“Kuta Baybay”
Brgy. Baybay Norte, Miagao, Iloilo
Photo from: LGU Miagao

Baybay Norte Kuta

The extensiveness of Moro raids along the shorelines of Visayas in the 17th and 18th centuries, is evidenced by the surviving “cotta” (watch towers) built along the coast of Panay. One such “cotta” is still found in Baybay Norte, estimated to have been built in the mid-18th century. Made of coral shells and limestones, the Baybay Norte Kuta has been documented as one of the significant and successful Moro watchtowers used during the rampant pirate raids in Miagao. The Miagaowanons experienced the first pirate raid in 1741, twenty-five years after Miagao became a town.
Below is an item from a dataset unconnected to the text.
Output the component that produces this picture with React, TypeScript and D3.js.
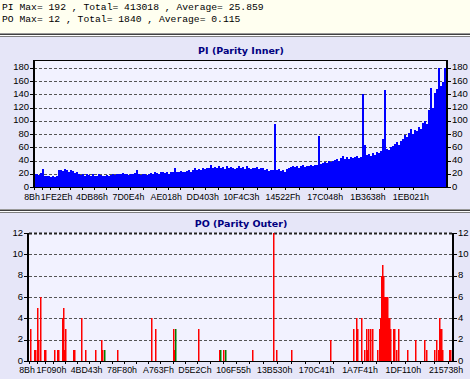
import React from 'react';
import * as d3 from 'd3';

const W = 470;
const H = 379;

const headerLines = [
  'PI Max= 192 , Total= 413018 , Average= 25.859',
  'PO Max= 12 , Total= 1840 , Average= 0.115',
];

const piTitle = 'PI (Parity Inner)';
const poTitle = 'PO (Parity Outer)';

const lbaMax = 0x215738;

// PI samples (evenly spaced along the scan)
const piValues = [
  20, 19, 18, 21, 27, 17, 16, 17, 15, 16,
  15, 17, 25, 26, 24, 27, 25, 23, 26, 24,
  21, 22, 19, 18, 20, 17, 19, 18, 17, 19,
  16, 17, 20, 18, 17, 16, 18, 17, 18, 19,
  18, 20, 19, 19, 21, 20, 19, 18, 20, 19,
  21, 26, 19, 18, 20, 19, 18, 20, 21, 19,
  22, 21, 20, 22, 23, 21, 22, 20, 23, 22,
  28, 22, 23, 24, 22, 23, 24, 26, 23, 25,
  28, 26, 27, 25, 28, 27, 29, 28, 33, 29,
  30, 28, 31, 29, 30, 27, 31, 29, 30, 28,
  27, 29, 31, 28, 30, 27, 32, 28, 27, 29,
  28, 30, 27, 29, 28, 26, 27, 24, 25, 26,
  95, 25, 27, 24, 26, 22, 27, 28, 30, 31,
  30, 32, 29, 31, 33, 30, 32, 31, 33, 32,
  34, 33, 77, 35, 36, 38, 37, 39, 38, 40,
  41, 43, 40, 44, 47, 42, 45, 43, 46, 44,
  45, 47, 44, 46, 141, 63, 48, 50, 47, 52,
  49, 53, 51, 55, 73, 146, 58, 56, 60, 62,
  65, 68, 64, 70, 72, 78, 75, 82, 88, 80,
  86, 84, 90, 87, 97, 100, 96, 117, 150, 120,
  142, 148, 180, 152, 158, 180, 192,
];
const piYTicks = [0, 20, 40, 60, 80, 100, 120, 140, 160, 180];
const piYMax = 192;
const piXLabels = ['8Bh', '1FE2Eh', '4DB86h', '7D0E4h', 'AE018h', 'DD403h', '10F4C3h', '14522Fh', '17C048h', '1B3638h', '1EB021h'];
const piXLabelLba = [0x8b, 0x1fe2e, 0x4db86, 0x7d0e4, 0xae018, 0xdd403, 0x10f4c3, 0x14522f, 0x17c048, 0x1b3638, 0x1eb021];

// PO: position along the scan (0..423) and value
const poSlots = 423;
const poPos = [1, 5, 6, 8, 9, 11, 15, 16, 25, 28, 29, 33, 34, 35, 36, 44, 45, 52, 56, 66, 72, 73, 88, 122, 126, 144, 145, 169, 190, 194, 223, 244, 247, 262, 301, 324, 327, 328, 332, 335, 337, 338, 339, 341, 343, 348, 350, 351, 352, 353, 354, 355, 356, 357, 358, 359, 360, 361, 364, 365, 367, 369, 378, 386, 395, 397, 405, 407, 409, 410, 411, 412, 413, 420, 421];
const poValues = [3, 1, 1, 5, 2, 6, 1, 1, 1, 1, 1, 4, 5, 1, 3, 1, 1, 4, 1, 1, 2, 1, 1, 4, 3, 3, 1, 3, 1, 1, 1, 12, 1, 1, 2, 3, 4, 3, 4, 1, 3, 1, 3, 3, 3, 1, 3, 4, 8, 9, 8, 6, 6, 6, 6, 4, 4, 3, 3, 3, 1, 3, 1, 2, 2, 1, 1, 2, 1, 4, 3, 3, 1, 1, 1];
const poGreenPos = [75, 146, 191, 196];
const poGreenValues = [1, 3, 1, 1];
const poYTicks = [0, 2, 4, 6, 8, 10, 12];
const poYMax = 12;
const poXLabels = ['8Bh', '1F090h', '4BD43h', '78F80h', 'A763Fh', 'D5E2Ch', '106F55h', '13B530h', '170C41h', '1A7F41h', '1DF110h', '215738h'];
const poXLabelLba = [0x8b, 0x1f090, 0x4bd43, 0x78f80, 0xa763f, 0xd5e2c, 0x106f55, 0x13b530, 0x170c41, 0x1a7f41, 0x1df110, 0x215738];

const BG = '#E6E6F8';
const PLOT_BG = '#F2F2FF';
const HEADER_BG = '#FFFFF0';
const AXIS_FONT = "'Liberation Sans', Arial, sans-serif";
const TITLE_FONT = "'DejaVu Sans', Verdana, sans-serif";
const MONO_FONT = "'Liberation Mono', 'Courier New', monospace";

function minorTicks(labelsLba: number[]) {
  const out: number[] = [];
  for (let i = 0; i < labelsLba.length - 1; i++) {
    const a = labelsLba[i];
    const b = labelsLba[i + 1];
    out.push(a, a + (b - a) / 3, a + (2 * (b - a)) / 3);
  }
  out.push(labelsLba[labelsLba.length - 1]);
  return out;
}

function PIChart() {
  const L = 34, R = 447, T = 60, B = 187;
  const xi = d3.scaleLinear().domain([0, piValues.length]).range([L, L + piValues.length * 2]);
  const xl = d3.scaleLinear().domain([0, lbaMax]).range([31, 442.6]);
  const y = d3.scaleLinear().domain([0, piYMax]).range([B, T]);
  const ticks = minorTicks(piXLabelLba).map((t) => xl(t) + 3).filter((x) => x <= R);
  return (
    <g>
      <text x={241} y={51} textAnchor="middle" dominantBaseline="middle" fontFamily={TITLE_FONT} fontWeight="bold" fontSize={9.5} fill="#000080">{piTitle}</text>
      <rect x={L} y={T} width={R - L} height={B - T} fill={PLOT_BG} />
      {piYTicks.filter((t) => t > 0).map((t) => (
        <line key={t} x1={L} x2={R} y1={Math.round(y(t)) + 0.5} y2={Math.round(y(t)) + 0.5} stroke="#555" strokeDasharray="3,2" />
      ))}
      <clipPath id="piclip"><rect x={L} y={T} width={R - L} height={B - T} /></clipPath>
      <g clipPath="url(#piclip)" shapeRendering="crispEdges">
        {piValues.map((v, i) => (
          <rect key={i} x={xi(i)} y={y(v)} width={xi(i + 1) - xi(i)} height={B - y(v)} fill="#0000FF" />
        ))}
      </g>
      <rect x={L + 0.5} y={T + 0.5} width={R - L - 1} height={B - T} fill="none" stroke="#000" />
      <line x1={L - 0.5} x2={L - 0.5} y1={T} y2={B + 1} stroke="#000" />
      <line x1={R + 0.5} x2={R + 0.5} y1={T} y2={B + 1} stroke="#000" />
      {piYTicks.map((t) => (
        <g key={t}>
          <line x1={L - 4} x2={L - 1} y1={Math.round(y(t)) + 0.5} y2={Math.round(y(t)) + 0.5} stroke="#000" />
          <line x1={R} x2={R + 4} y1={Math.round(y(t)) + 0.5} y2={Math.round(y(t)) + 0.5} stroke="#000" />
          <text x={L - 5} y={y(t)} textAnchor="end" dominantBaseline="middle" fontFamily={AXIS_FONT} fontSize={9.5} fill="#000">{t}</text>
          <text x={R + 5} y={y(t)} textAnchor="start" dominantBaseline="middle" fontFamily={AXIS_FONT} fontSize={9.5} fill="#000">{t}</text>
        </g>
      ))}
      {ticks.map((x, i) => (
        <line key={i} x1={Math.round(x) + 0.5} x2={Math.round(x) + 0.5} y1={B} y2={B + 3} stroke="#000" />
      ))}
      {piXLabels.map((lab, i) => (
        <text key={lab} x={xl(piXLabelLba[i]) + 1} y={198} textAnchor="middle" dominantBaseline="middle" fontFamily={AXIS_FONT} fontSize={8.8} fill="#000">{lab}</text>
      ))}
    </g>
  );
}

function POChart() {
  const L = 29, R = 452, T = 233, B = 361;
  const xp = d3.scaleLinear().domain([0, poSlots]).range([L, R]);
  const xl = d3.scaleLinear().domain([0, lbaMax]).range([27, 446]);
  const y = d3.scaleLinear().domain([0, poYMax]).range([B, T]);
  const ticks = minorTicks(poXLabelLba).map((t) => xl(t) + 2).filter((x) => x >= L && x <= R);
  return (
    <g>
      <text x={241} y={224} textAnchor="middle" dominantBaseline="middle" fontFamily={TITLE_FONT} fontWeight="bold" fontSize={9.5} fill="#000080">{poTitle}</text>
      <rect x={L} y={T} width={R - L} height={B - T} fill={PLOT_BG} />
      {poYTicks.filter((t) => t > 0).map((t) => (
        <line key={t} x1={L} x2={R} y1={Math.round(y(t)) + 0.5} y2={Math.round(y(t)) + 0.5} stroke={t === poYMax ? '#222' : '#555'} strokeWidth={t === poYMax ? 2 : 1} strokeDasharray="3,2" />
      ))}
      <g>
        {poPos.map((p, i) => (
          <rect key={i} x={xp(p)} y={Math.round(y(poValues[i]))} width={1.5} height={B - Math.round(y(poValues[i]))} fill="#FF0000" />
        ))}
        {poGreenPos.map((p, i) => (
          <rect key={'g' + i} x={xp(p)} y={Math.round(y(poGreenValues[i]))} width={1.5} height={B - Math.round(y(poGreenValues[i]))} fill="#008000" />
        ))}
      </g>
      <line x1={L - 1} x2={L - 1} y1={T} y2={B + 1} stroke="#000" strokeWidth={2} />
      <line x1={R + 1} x2={R + 1} y1={T} y2={B + 1} stroke="#000" strokeWidth={2} />
      <line x1={L} x2={R} y1={B + 0.5} y2={B + 0.5} stroke="#000" />
      {poYTicks.map((t) => (
        <g key={t}>
          <line x1={L - 5} x2={L - 1} y1={Math.round(y(t)) + 0.5} y2={Math.round(y(t)) + 0.5} stroke="#000" />
          <line x1={R} x2={R + 5} y1={Math.round(y(t)) + 0.5} y2={Math.round(y(t)) + 0.5} stroke="#000" />
          <text x={L - 6} y={y(t)} textAnchor="end" dominantBaseline="middle" fontFamily={AXIS_FONT} fontSize={9.5} fill="#000">{t}</text>
          <text x={R + 6} y={y(t)} textAnchor="start" dominantBaseline="middle" fontFamily={AXIS_FONT} fontSize={9.5} fill="#000">{t}</text>
        </g>
      ))}
      {ticks.map((x, i) => (
        <line key={i} x1={Math.round(x) + 0.5} x2={Math.round(x) + 0.5} y1={B} y2={B + 3} stroke="#000" />
      ))}
      {poXLabels.map((lab, i) => (
        <text key={lab} x={xl(poXLabelLba[i])} y={371} textAnchor="middle" dominantBaseline="middle" fontFamily={AXIS_FONT} fontSize={8.8} fill="#000">{lab}</text>
      ))}
    </g>
  );
}

export default function App() {
  return (
    <div style={{ position: 'fixed', left: 0, top: 0, width: W, height: H }}>
      <svg width={W} height={H} viewBox={`0 0 ${W} ${H}`} style={{ display: 'block' }}>
        <rect x={0} y={0} width={W} height={H} fill={BG} />
        <rect x={0} y={0} width={W} height={33} fill={HEADER_BG} />
        {headerLines.map((s, i) => (
          <text key={i} x={2} y={10 + i * 12} fontFamily={MONO_FONT} fontSize={9.7} fill="#000" xmlSpace="preserve">{s}</text>
        ))}
        <rect x={0} y={33} width={W} height={1} fill="#9a9a9a" />
        <rect x={0} y={34} width={W} height={1} fill="#404040" />
        <rect x={0} y={35} width={W} height={1} fill="#ffffff" />
        <rect x={0} y={36} width={W} height={1} fill="#808080" />
        <PIChart />
        <rect x={0} y={209} width={W} height={1} fill="#9a9a9a" />
        <rect x={0} y={210} width={W} height={1} fill="#404040" />
        <rect x={0} y={211} width={W} height={1} fill="#ffffff" />
        <rect x={0} y={212} width={W} height={1} fill="#808080" />
        <POChart />
      </svg>
    </div>
  );
}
The raiders landed in Sitio Buwang, an area near the mouth of the Miagao River and was able to burn the town’s first church located in Ubos. The biggest raid, however, took place on May 7, 1754. Riding on 21 boats, the pirates landed at Baybay Norte and swarmed into the town. The Miagaowanons, under the leadership of Spanish Officer Jose Echevarria, repulsed the raiders and drove them back to their boats. The Moro raids served as the inspiration of the Salakayan Festival which started in 1998.

“Kirayan Baluarte”
Brgy. Kirayan, Miagao, Iloilo
Photo from: Wilson Tosino

Kirayan Norte Kuta

The least well-known of the “Cottas” in Miagao is located in Barangay Kirayan Norte, 120 m. west of the National Highway and 3 kms. away from the town proper. It used to be a 30-foot watchtower made of bricks and corals located at the highest peak of the barangay, that offered a clear view of Muslim invaders coming in sailboats from the sea. Today the tower is barely seen, hidden among the roots of a century-old balete tree and other surrounding trees and thick bushes.